Let’s check what are the 50 most frequently occurring single words, i.e. unigrams in our clean corpus:
# Create word_freqs
word_freqs <- data.frame(term = names(term_frequency),
num = term_frequency)
# Print the wordcloud with the specified colors
wordcloud(word_freqs$term,
word_freqs$num,
max.words = 50,
colors = c("grey60", "darkorange", "steelblue")
)

N-Gram tokenization
Now we will shift our focus to tokens containing two and three words.
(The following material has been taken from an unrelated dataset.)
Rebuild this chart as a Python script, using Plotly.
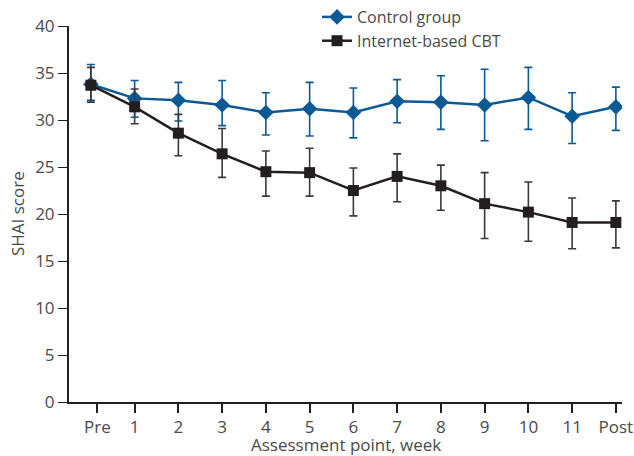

This can help extract useful phrases which can lead to some additional insights or provide improved predictive attributes for construction of a machine learning algorithm.

Insights
- Stemming needs to be adjusted so we don’t have trigrams like “happi mother day” or “presid barack obama”
- Lowcasing induces a loss of information re the presence of personal names, city names, state names and alike
- Changing N-gram order, i.e. from bigram to trigram, yields to drastic decrease of observed counts
- Corpora is huge, I need more research into how to efficiently deal with it, especially in terms of building a model trained on the complete data set.
Next steps
The future work on the capstone project will be directed towards the development of proper strategy that will be used for modelling, i.e. choosing and constructing an adequate set of features, choosing and implementing the optimal prediction algorithm which will enable building fast and user friendly app.